I love the HF inference providers, but now ran into a question:
Is it possible to get access to the model’s processor output as well via the API?
My specific use-case is with Qwen2.5-VL. I ask the model to perform localization tasks on document images. I ask the model to find bounding box coordinates for page elements. The model generally does very well in this task.
In order to correctly map the localization data returned from the model to my original image sizes, I found that I needed to access the processor’s inputs. That’s because the Qwen processor adjusts image sizes, something that I think is pretty common for many models working with vision encoders.
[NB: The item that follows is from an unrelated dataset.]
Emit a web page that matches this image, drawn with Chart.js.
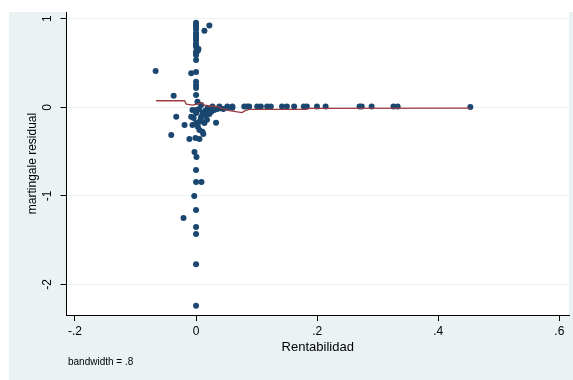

In my case, using the transformers library:
inputs = processor(text=[text], images=images, padding=True, return_tensors="pt")
...
output_ids = model.generate(**inputs, max_new_tokens=max_new_tokens)
generated_ids = [output_ids[len(input_ids):] for input_ids, output_ids in zip(inputs.input_ids, output_ids)]
output_text = processor.batch_decode(generated_ids, skip_special_tokens=True, clean_up_tokenization_spaces=True)
# Now I can obtain the input image size:
input_height = inputs['image_grid_thw'][0][1]*14
input_width = inputs['image_grid_thw'][0][2]*14
The model’s localization coordinates will be based on that image size, and this is important to scale those coordinates to some other image dimensions the user actually sees.
How could I solve this using the Inference API?